Davies, who was nearly killed in a car accident last October, told French radio station RMC late Wednesday that he was capable of playing in the tournament in South Africa and felt "very hurt, very sad" and "very angry."

The 23-year-old Davies, who was omitted from the 30-man U.S. preliminary squad for the World Cup, said he was stunned when he learned about the letter after speaking with U.S. coach Bob Bradley.

"I'm very angry because I feel FC Sochaux has denied me a chance at playing in the World Cup," Davies said. "Of course I'm not at 100 percent now but I feel that by the time our World Cup camp starts next week I would be at a level where I can compete for one of the forward spots."


Fuck the French. Stupid Frogs. They just ruined one of the better comeback stories in recent memory. Charlie Davies almost died in that car crash last October. Doctors thought his career was over, and he might have trouble walking for the rest of his life. Yet, he was miraculously back on the field training 6 months later, on track for a potential spot on the U.S. World Cup roster, which was a lock before the crash.

Then, like is so often the case, the French screwed everything up.

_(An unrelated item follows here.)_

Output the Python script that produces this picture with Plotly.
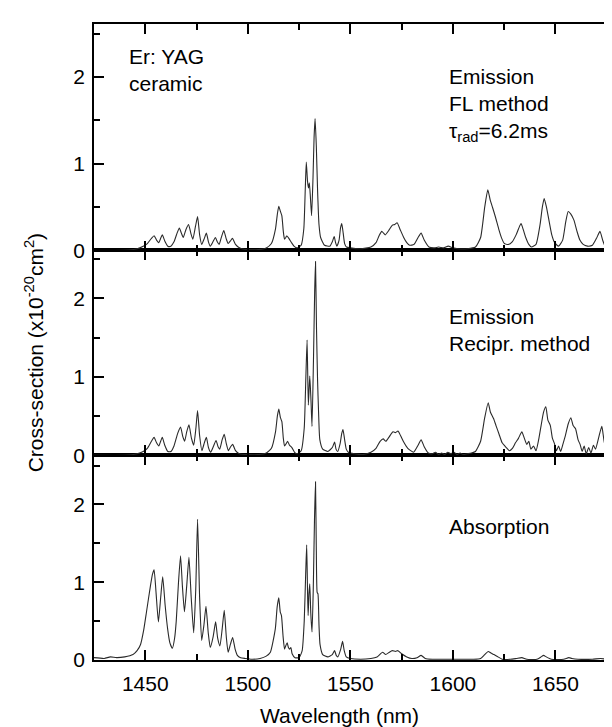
import plotly.graph_objects as go

# ---------------- data ----------------
fl_x = [1425, 1435, 1442, 1446, 1449, 1451, 1453, 1454.3, 1455.5, 1456.6, 1457.5, 1458.3, 1459.5, 1461, 1462.5, 1464,
        1465.5, 1466.6, 1467.6, 1468.5, 1469.8, 1471.1, 1472.2, 1473.2, 1474.5, 1475.5, 1476.5, 1477.5, 1478.8, 1479.8,
        1480.8, 1481.7, 1483, 1484.2, 1485.1, 1486, 1487.2, 1488.3, 1489.4, 1490.4, 1491.5, 1492.5, 1494, 1495.3, 1497,
        1500, 1505, 1509, 1511.5, 1513.5, 1514.4, 1515.1, 1515.9, 1516.6, 1517.3, 1517.9, 1518.5, 1519, 1520, 1521.3,
        1522.5, 1524, 1526, 1527.3, 1528, 1528.5, 1529.1, 1529.6, 1530, 1530.5, 1531.1, 1531.8, 1532.3, 1532.8, 1533.4,
        1534, 1534.7, 1535.5, 1537.4, 1540, 1541.2, 1542.1, 1542.8, 1543.4, 1544.5, 1545.2, 1545.8, 1546.5, 1547.2,
        1548.1, 1550, 1555, 1560, 1562.5, 1564, 1565.3, 1566.2, 1567, 1568.7, 1570.4, 1571.6, 1572.8, 1574.3, 1576,
        1577.5, 1578.9, 1581, 1583, 1584.5, 1586, 1588.3, 1591, 1593, 1595.5, 1597.7, 1600, 1602.5, 1607, 1611, 1613.5,
        1615.5, 1617, 1618.2, 1619.4, 1620.8, 1622.3, 1623.8, 1625.1, 1627, 1628.9, 1630.8, 1632, 1633.2, 1634.3, 1635.5,
        1637, 1638.3, 1640.5, 1642.5, 1643.6, 1644.5, 1645.6, 1646.8, 1648.2, 1649.6, 1651.5, 1653.5, 1655, 1656.2,
        1657.5, 1659, 1660.5, 1661.9, 1663.5, 1665.6, 1668, 1670, 1671.7, 1673, 1674.2, 1676, 1680]
fl_y = [0.0, 0.0, 0.005, 0.02, 0.05, 0.08, 0.14, 0.17, 0.12, 0.09, 0.14, 0.18, 0.11, 0.05, 0.05, 0.10,
        0.20, 0.26, 0.20, 0.15, 0.24, 0.30, 0.20, 0.13, 0.28, 0.39, 0.18, 0.07, 0.14, 0.20,
        0.10, 0.05, 0.10, 0.15, 0.10, 0.07, 0.16, 0.23, 0.14, 0.08, 0.11, 0.14, 0.07, 0.04, 0.02,
        0.01, 0.01, 0.03, 0.08, 0.25, 0.42, 0.51, 0.45, 0.40, 0.22, 0.13, 0.15, 0.17, 0.14, 0.09,
        0.05, 0.03, 0.06, 0.25, 0.70, 1.02, 0.80, 0.72, 0.78, 0.62, 0.40, 0.85, 1.30, 1.52, 1.20,
        0.70, 0.30, 0.15, 0.06, 0.05, 0.10, 0.16, 0.09, 0.05, 0.12, 0.26, 0.31, 0.20, 0.08,
        0.04, 0.03, 0.02, 0.04, 0.09, 0.17, 0.22, 0.20, 0.18, 0.23, 0.29, 0.30, 0.32, 0.24, 0.15,
        0.09, 0.06, 0.07, 0.15, 0.20, 0.12, 0.04, 0.03, 0.04, 0.03, 0.05, 0.03, 0.02, 0.02, 0.04, 0.15,
        0.50, 0.70, 0.58, 0.49, 0.38, 0.25, 0.14, 0.08, 0.07, 0.10, 0.18, 0.25, 0.31, 0.24, 0.15,
        0.07, 0.04, 0.07, 0.30, 0.50, 0.60, 0.50, 0.35, 0.18, 0.09, 0.05, 0.12, 0.33, 0.45,
        0.42, 0.35, 0.22, 0.12, 0.07, 0.05, 0.06, 0.14, 0.22, 0.12, 0.05, 0.03, 0.03]

rec_x = [1425, 1440, 1446, 1449, 1451, 1453, 1454.3, 1455.5, 1456.6, 1457.5, 1458.3, 1459.5, 1461, 1462.5, 1464,
         1465.8, 1467.2, 1468.3, 1469.2, 1470.2, 1471.3, 1472.5, 1473.6, 1474.7, 1475.5, 1476.5, 1477.6, 1478.8,
         1479.8, 1480.8, 1481.9, 1483.3, 1484.5, 1485.5, 1486.3, 1487.5, 1488.5, 1489.5, 1490.5, 1491.6, 1492.6,
         1494, 1495.8, 1500, 1505, 1509, 1511.5, 1513.5, 1514.4, 1515.1, 1515.9, 1516.6, 1517.3, 1517.9, 1518.7,
         1519.4, 1520.3, 1521.5, 1522.8, 1524, 1526, 1527.5, 1528.3, 1528.9, 1529.5, 1530.2, 1530.8, 1531.3, 1532,
         1532.6, 1533, 1533.5, 1534, 1534.5, 1535.1, 1536.5, 1539, 1541.2, 1542.3, 1543, 1543.8, 1545, 1545.8,
         1546.4, 1547.2, 1548, 1549, 1552, 1556, 1560, 1562.5, 1564.5, 1566, 1567.3, 1569, 1570.8, 1572, 1573.2,
         1574.5, 1576, 1578, 1580.8, 1583, 1584.5, 1586, 1588, 1590, 1591.5, 1593, 1594.5, 1596, 1597.5, 1599,
         1600.5, 1602, 1603.5, 1605, 1607, 1609, 1611, 1613.5, 1615.5, 1617.2, 1618.3, 1619.8, 1621, 1622.5, 1624,
         1626, 1627.5, 1629, 1630.5, 1632, 1633.6, 1634.8, 1636, 1637, 1638, 1639.3, 1640.5, 1641.8, 1643, 1644.2,
         1645.3, 1646.3, 1647.5, 1648.5, 1649.5, 1650.5, 1651.5, 1652.5, 1653.5, 1654.8, 1656.2, 1657.5, 1658.6,
         1659.8, 1661, 1662, 1663, 1664, 1665, 1666.2, 1667.3, 1668.5, 1669.5, 1671, 1672.6, 1673.6, 1674.6,
         1675.5, 1676.5, 1677.5, 1678.5, 1679.3, 1680]
rec_y = [0.0, 0.0, 0.02, 0.05, 0.09, 0.18, 0.23, 0.16, 0.12, 0.18, 0.23, 0.13, 0.05, 0.05, 0.12,
         0.28, 0.36, 0.24, 0.18, 0.30, 0.39, 0.22, 0.13, 0.35, 0.57, 0.25, 0.06, 0.16,
         0.23, 0.10, 0.04, 0.12, 0.19, 0.11, 0.08, 0.20, 0.27, 0.15, 0.06, 0.11, 0.14,
         0.06, 0.02, 0.01, 0.01, 0.03, 0.09, 0.30, 0.50, 0.59, 0.48, 0.43, 0.22, 0.12, 0.15,
         0.18, 0.13, 0.10, 0.04, 0.02, 0.06, 0.35, 1.00, 1.47, 0.64, 1.01, 0.70, 0.37, 1.20,
         2.10, 2.47, 1.60, 0.96, 0.55, 0.20, 0.08, 0.05, 0.10, 0.17, 0.08, 0.05, 0.15, 0.28,
         0.33, 0.20, 0.08, 0.04, 0.02, 0.01, 0.04, 0.09, 0.18, 0.21, 0.18, 0.24, 0.30, 0.29, 0.31,
         0.25, 0.17, 0.09, 0.04, 0.13, 0.20, 0.11, 0.03, 0.02, 0.04, 0.01, 0.03, 0.01, 0.04, 0.02,
         0.04, 0.01, 0.03, 0.01, 0.02, 0.03, 0.05, 0.18, 0.48, 0.67, 0.55, 0.47, 0.38, 0.27, 0.16,
         0.10, 0.06, 0.09, 0.16, 0.22, 0.30, 0.22, 0.14, 0.18, 0.08, 0.12, 0.06, 0.20, 0.38, 0.55,
         0.62, 0.45, 0.38, 0.22, 0.15, 0.06, 0.12, 0.05, 0.13, 0.25, 0.40, 0.48, 0.38,
         0.34, 0.20, 0.14, 0.05, 0.12, 0.02, 0.10, 0.03, 0.13, 0.08, 0.22, 0.37, 0.20, 0.08,
         0.15, 0.05, 0.12, 0.06, 0.15, 0.10]

abs_x = [1425, 1430, 1433, 1436, 1440, 1444, 1446, 1447.7, 1449.2, 1450.6, 1452.5, 1453.5, 1454.3, 1455.3, 1456.4,
         1457.5, 1458.5, 1459.7, 1460.9, 1462, 1463.2, 1464.3, 1465.1, 1466.2, 1467.2, 1468.1, 1469.1, 1470.2,
         1471.3, 1472.4, 1473.6, 1474.6, 1475.5, 1476.5, 1477.5, 1478.6, 1479.6, 1480.7, 1481.7, 1483.1, 1484.3,
         1485.3, 1486.4, 1487.5, 1488.5, 1489.5, 1490.4, 1491.5, 1492.6, 1493.8, 1494.9, 1496.5, 1498.7, 1502, 1506,
         1509, 1511, 1513.4, 1514.3, 1515.1, 1515.8, 1516.4, 1517.2, 1517.9, 1518.6, 1519.2, 1519.8, 1520.3, 1521,
         1521.6, 1523, 1525, 1526.5, 1527.5, 1528.2, 1528.7, 1529.1, 1529.4, 1529.8, 1530.2, 1530.7, 1531.3, 1531.9,
         1532.5, 1533, 1533.4, 1533.8, 1534.2, 1534.7, 1535.2, 1536.5, 1539, 1541.2, 1542.3, 1543.1, 1543.9, 1545.3,
         1546.2, 1547, 1548, 1550, 1555, 1560, 1563, 1565.7, 1567.2, 1569, 1570.4, 1572, 1573.2, 1575, 1577.5, 1580,
         1582.5, 1584.5, 1586.5, 1590, 1600, 1610, 1613.5, 1615.5, 1617.2, 1618.5, 1620, 1622, 1624, 1628, 1631,
         1633.6, 1636, 1641, 1643, 1644.2, 1645.5, 1648, 1654, 1656.5, 1658, 1661, 1668, 1672, 1675, 1680]
abs_y = [0.03, 0.02, 0.04, 0.03, 0.04, 0.07, 0.12, 0.20, 0.38, 0.62, 0.95, 1.10, 1.16, 0.85, 0.49,
         0.80, 1.07, 0.70, 0.40, 0.22, 0.15, 0.28, 0.50, 1.00, 1.34, 0.95, 0.62, 0.95,
         1.32, 0.80, 0.35, 0.90, 1.81, 0.80, 0.25, 0.45, 0.69, 0.35, 0.16, 0.30, 0.49,
         0.28, 0.18, 0.40, 0.64, 0.30, 0.10, 0.20, 0.29, 0.14, 0.06, 0.03, 0.02, 0.01, 0.02,
         0.05, 0.10, 0.40, 0.68, 0.80, 0.62, 0.57, 0.30, 0.14, 0.19, 0.22, 0.16, 0.14, 0.16,
         0.08, 0.03, 0.03, 0.12, 0.50, 1.10, 1.48, 0.90, 0.57, 0.85, 0.98, 0.60, 0.36, 0.90,
         1.80, 2.29, 1.40, 0.87, 0.85, 0.45, 0.20, 0.07, 0.04, 0.07, 0.12, 0.06, 0.04, 0.14,
         0.24, 0.12, 0.04, 0.02, 0.01, 0.02, 0.04, 0.10, 0.07, 0.10, 0.12, 0.11, 0.12, 0.08, 0.04, 0.02,
         0.03, 0.06, 0.02, 0.01, 0.01, 0.01, 0.02, 0.07, 0.11, 0.09, 0.07, 0.04, 0.01, 0.01, 0.02,
         0.03, 0.01, 0.01, 0.04, 0.06, 0.04, 0.01, 0.01, 0.03, 0.02, 0.01, 0.01, 0.02, 0.01, 0.01]

x_range = [1425, 1680]
panel_top = [0, 2.61]
panel_mid = [0, 2.61]
panel_bot = [0, 2.63]

# ---------------- figure ----------------
FONT = "Liberation Sans, Arial, Helvetica, sans-serif"
line_style = dict(color="#2a2a2a", width=1.1, shape="spline", smoothing=0.5)

fig = go.Figure()
fig.add_trace(go.Scatter(x=abs_x, y=abs_y, mode="lines", line=line_style, xaxis="x", yaxis="y",
                         showlegend=False, cliponaxis=True))
fig.add_trace(go.Scatter(x=rec_x, y=rec_y, mode="lines", line=line_style, xaxis="x2", yaxis="y2",
                         showlegend=False, cliponaxis=True))
fig.add_trace(go.Scatter(x=fl_x, y=fl_y, mode="lines", line=line_style, xaxis="x3", yaxis="y3",
                         showlegend=False, cliponaxis=True))

d1 = 204.7 / 636.3
d2 = (204.7 + 205.0) / 636.3

xcommon = dict(range=x_range, tick0=1400, dtick=50, ticks="inside", ticklen=10, tickwidth=1.5, tickcolor="black",
               showline=True, linecolor="black", linewidth=1.8, mirror="ticks", showgrid=False, zeroline=False,
               minor=dict(dtick=25, ticks="inside", ticklen=6, tickwidth=1.5, tickcolor="black", showgrid=False),
               tickfont=dict(family=FONT, size=21, color="black"))
ycommon = dict(tick0=0, dtick=1, ticks="inside", ticklen=10, tickwidth=1.5, tickcolor="black",
               showline=True, linecolor="black", linewidth=1.8, mirror="ticks", showgrid=False, zeroline=False,
               minor=dict(dtick=0.5, ticks="inside", ticklen=6, tickwidth=1.5, tickcolor="black", showgrid=False),
               tickfont=dict(family=FONT, size=21, color="black"), ticklabelstandoff=3)

fig.update_layout(
    width=612, height=727,
    margin=dict(l=86, r=1, t=16, b=75),
    paper_bgcolor="white", plot_bgcolor="white",
    font=dict(family=FONT, size=21, color="black"),
    xaxis=dict(xcommon, anchor="y", domain=[0, 1], ticklabelstandoff=4),
    xaxis2=dict(xcommon, anchor="y2", domain=[0, 1], showticklabels=False, matches="x"),
    xaxis3=dict(xcommon, anchor="y3", domain=[0, 1], showticklabels=False, matches="x"),
    yaxis=dict(ycommon, anchor="x", domain=[0, d1], range=panel_bot),
    yaxis2=dict(ycommon, anchor="x2", domain=[d1, d2], range=panel_mid),
    yaxis3=dict(ycommon, anchor="x3", domain=[d2, 1], range=panel_top),
)

def label(text, x, y, ref):
    fig.add_annotation(text=text, x=x, y=y, xref=ref[0], yref=ref[1], xanchor="left", yanchor="middle",
                       showarrow=False, font=dict(family=FONT, size=21, color="black"))

label("Er: YAG", 1441, 2.23, ("x3", "y3"))
label("ceramic", 1441, 1.92, ("x3", "y3"))
label("Emission", 1597, 2.0, ("x3", "y3"))
label("FL method", 1597, 1.69, ("x3", "y3"))
label("τ<sub>rad</sub>=6.2ms", 1597, 1.36, ("x3", "y3"))
label("Emission", 1597, 1.77, ("x2", "y2"))
label("Recipr. method", 1597, 1.42, ("x2", "y2"))
label("Absorption", 1597, 1.71, ("x", "y"))

fig.add_annotation(text="Wavelength (nm)", x=0.47, y=-56 / 636.3, xref="paper", yref="paper",
                   xanchor="center", yanchor="middle", showarrow=False,
                   font=dict(family=FONT, size=21, color="black"))
fig.add_annotation(text="Cross-section (x10<sup>-20</sup>cm<sup>2</sup>)", x=-60 / 525, y=(652 - 345) / 636.3,
                   xref="paper", yref="paper", xanchor="center", yanchor="middle", textangle=-90,
                   showarrow=False, font=dict(family=FONT, size=21, color="black"))

fig.write_html("out.html")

The douche bag president of Davies club team goes behind Charlie’s back, saying he won’t be ready for the World Cup. What an asshole move. At least give Davies the chance to make the U.S. national squad. Let Bob Bradley make the final decision of whether he’s match fit or not. If Bradley came to the conclusion that Davies couldn’t help the U.S. team, so be it. I could respect that decision. But it’s not fair that the French ended his World Cup bid prematurely. Davies, if even 75% healthy, could have been an asset to the U.S. It’s a shame that some douche bag Frenchman took away that possibility.

Monday, March 22, 2010

Charlie Davies Resumes Training With His French Club Sochaux


SOCHAUX, France -- American forward Charlie Davies has resumed training less than six months after he was nearly killed in a car accident.

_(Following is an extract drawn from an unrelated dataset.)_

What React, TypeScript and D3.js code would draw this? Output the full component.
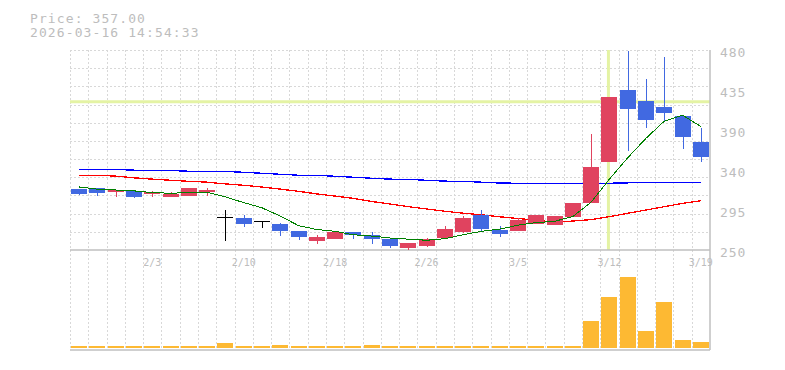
import React from "react";
import * as d3 from "d3";

const dates = ["1/28","1/29","1/30","2/2","2/3","2/4","2/5","2/6","2/9","2/10","2/12","2/13","2/16","2/17","2/18","2/19","2/20","2/24","2/25","2/26","2/27","3/2","3/3","3/4","3/5","3/6","3/9","3/10","3/11","3/12","3/13","3/16","3/17","3/18","3/19"];
const tickLabels = ["2/3","2/10","2/18","2/26","3/5","3/12","3/19"];

const opens  = [320,321,316.5,318,314.5,311,312,317,287.5,287,283,280,272,260.5,263,270.5,267,262.5,252.5,254.5,264,271,290,273,272,280,279,288,304,351,434,421,414.5,404,374];
const highs  = [320.5,321,319.5,319,318,316.5,321.5,321.5,296,290,283,280.5,272,267,271,271,270.5,262.5,258.5,264,277.5,289,296,277.5,287,290.5,289.5,304.5,383.5,426,479,446.5,472,404.5,390];
const lows   = [313.5,312,311,310,311,311,312,312,260.5,276.5,275.5,266,261.5,257,262.5,262.5,257,252,250,254,263,270,270.5,265,271.5,279.5,278.5,287.5,304,351,364,390,397,366,351];
const closes = [314.5,315.5,319,311,316.5,314.5,321.5,319,287.5,280,283,272,265,265,270.5,267,262.5,254.5,258,262.5,274,287,274,268.5,284.5,290,289,304,345.5,426,412,399.5,407.5,380,357];

const ma5  = [322.5,320,319,318,316,315.3,316,316.5,311,304.5,298.5,289,278,273.5,271.5,267.5,266,263.8,262.5,261.2,263,267.5,271.5,274,278.5,281.5,283,288.5,305,331.5,356,378.5,398.2,405,392];
const ma25 = [336,335.8,335,333,331.5,330.2,329,328,326,324.4,322.4,320,317.5,314.5,312,309.4,305.8,302.9,299.8,297.2,294.6,292.3,290.5,288.2,286.2,284.3,282,283.3,285,288.3,292.2,296,299.8,303.6,306.7];
const ma75 = [342.8,342.8,342.6,341.8,341.6,341.4,340.6,340.5,340.3,339.4,338.2,337.1,336,335.8,334.8,333.7,332.5,331.5,331.2,330.2,329.2,328.9,328,327,326.8,326.7,326.6,326.7,326.7,326.8,327.2,327.8,327.9,327.9,327.9];

const volumes = [20,20,20,20,20,20,20,20,50,20,20,30,20,20,20,20,30,20,20,20,20,20,20,20,20,20,20,20,270,510,710,170,460,80,60];

const priceTicks = [480,435,390,340,295,250];
const markLevel = 420.5;
const markDate = "3/12";
const headerPrice = "Price: 357.00";
const headerTime = "2026-03-16 14:54:33";

const W = 785, H = 370;
const L = 70, R = 710;
const PT = 50, PB = 250, VB = 350;

export default function App() {
  const x = d3.scaleBand<string>().domain(dates).range([L, R]).paddingInner(0).paddingOuter(0);
  const sw = x.bandwidth();
  const cx = (i: number) => (x(dates[i]) as number) + sw / 2;
  const y = d3.scaleLinear().domain([250, 480]).range([PB, PT]);
  const yv = d3.scaleLinear().domain([0, 1000]).range([348, 248]);
  const bodyW = 16;

  const mk = (arr: number[]) =>
    d3.line<number>().x((_, i) => cx(i)).y((d) => y(d))(arr) || "";

  const hGrid = d3.range(0, 11).map((j) => PT + (j * (PB - PT)) / 11);
  const vGrid = d3.range(0, dates.length).map((k) => L + k * sw);
  const font = "'DejaVu Sans Mono', monospace";
  const txt = "#bdbdbd";
  const red = "#e0435f";
  const blue = "#4169e1";

  return (
    <svg width={W} height={H} style={{ position: "absolute", left: 0, top: 0, background: "#fff" }}>
      <rect x={0} y={0} width={W} height={H} fill="#fff" />
      {/* grid */}
      <g stroke="#d8d8d8" strokeWidth={1} strokeDasharray="2,2" shapeRendering="crispEdges">
        {hGrid.map((gy, j) => (
          <line key={"h" + j} x1={L} x2={R} y1={Math.round(gy) + 0.5} y2={Math.round(gy) + 0.5} />
        ))}
        {vGrid.map((gx, k) => (
          <line key={"v" + k} x1={Math.round(gx) + 0.5} x2={Math.round(gx) + 0.5} y1={PT} y2={VB} />
        ))}
      </g>
      {/* highlight lines */}
      <line x1={L} x2={R} y1={y(markLevel)} y2={y(markLevel)} stroke="#e4f3a4" strokeWidth={3} />
      <line x1={cx(dates.indexOf(markDate)) - 1} x2={cx(dates.indexOf(markDate)) - 1} y1={PT} y2={PB} stroke="#e4f3a4" strokeWidth={3} />
      {/* borders */}
      <g stroke="#bfbfbf" strokeWidth={1.5}>
        <line x1={L} x2={R} y1={PB} y2={PB} />
        <line x1={L} x2={R} y1={VB} y2={VB} />
        <line x1={R} x2={R} y1={PT} y2={VB} />
      </g>
      {/* volume */}
      <g fill="#fdb933" shapeRendering="crispEdges">
        {volumes.map((v, i) => (
          <rect key={i} x={Math.round(cx(i) - bodyW / 2)} y={yv(v)} width={bodyW} height={yv(0) - yv(v)} />
        ))}
      </g>
      {/* moving averages */}
      <path d={mk(ma75)} fill="none" stroke="#0000ff" strokeWidth={1.3} shapeRendering="crispEdges" />
      <path d={mk(ma25)} fill="none" stroke="#ff0000" strokeWidth={1.3} shapeRendering="crispEdges" />
      {/* candles */}
      <g shapeRendering="crispEdges">
        {dates.map((d, i) => {
          const o = opens[i], c = closes[i], h = highs[i], l = lows[i];
          const col = c > o ? red : c < o ? blue : "#000";
          const bx = Math.round(cx(i) - bodyW / 2);
          const wx = Math.round(cx(i)) + 0.5;
          const top = y(Math.max(o, c));
          const bot = y(Math.min(o, c));
          return (
            <g key={d}>
              <line x1={wx} x2={wx} y1={y(h)} y2={y(l)} stroke={col} strokeWidth={1} />
              {c === o ? (
                <line x1={bx} x2={bx + bodyW} y1={top} y2={top} stroke={col} strokeWidth={1.2} />
              ) : (
                <rect x={bx} y={top} width={bodyW} height={Math.max(1, bot - top)} fill={col} />
              )}
            </g>
          );
        })}
      </g>
      <path d={mk(ma5)} fill="none" stroke="#008000" strokeWidth={1} shapeRendering="crispEdges" />
      {/* y labels */}
      <g fill={txt} fontFamily={font} fontSize={13} letterSpacing={0.9}>
        {priceTicks.map((t, k) => (
          <text key={t} x={720} y={PT + (k * (PB - PT)) / (priceTicks.length - 1) + 7.3}>{t}</text>
        ))}
      </g>
      {/* x labels */}
      <g fill={txt} fontFamily={font} fontSize={10} textAnchor="middle">
        {tickLabels.map((t) => (
          <text key={t} x={cx(dates.indexOf(t))} y={266}>{t}</text>
        ))}
      </g>
      {/* header */}
      <g fill={txt} fontFamily={font} fontSize={13} letterSpacing={1.1}>
        <text x={30} y={22.7}>{headerPrice}</text>
        <text x={30} y={37.3}>{headerTime}</text>
      </g>
    </svg>
  );
}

Still recovering from injuries sustained in the Oct. 13 crash in Virginia, Davies rejoined his Sochaux club last week after several weeks of rehabilitation. The club says he went for a jog Monday morning.

The 23-year-old player will keep working with a physiotherapist before joining his teammates in 2-4 weeks.

Davies was likely to be on the U.S. World Cup squad before the crash.

His injuries included two broken bones in his right leg, a broken and dislocated left elbow, a broken nose, forehead and eye socket, a ruptured bladder and bleeding on the brain.


With all due respect to Shaq and Dwight Howard, I'm nominating Charlie Davies as a new candidate for the "Superman" nickname. Just look at the laundry list of injuries he suffered, and less than 6 months later, he's already back to training?! I mean, Shaq does (or, used to) discard defenders like rag dolls, but the man is (at least) 350 pounds. That's what he should do. And Howard is a 7-foot tall black man who can dunk. So what? Charlie Davies clearly has superhuman healing powers, which easily makes him more worthy of the superman title than Shaq or Howard. Case closed. Hopefully, Superman can continue his faster-than-a-speeding-bullet recovery and rep the U.S. (and New Hampshire) on the field at the World Cup in June.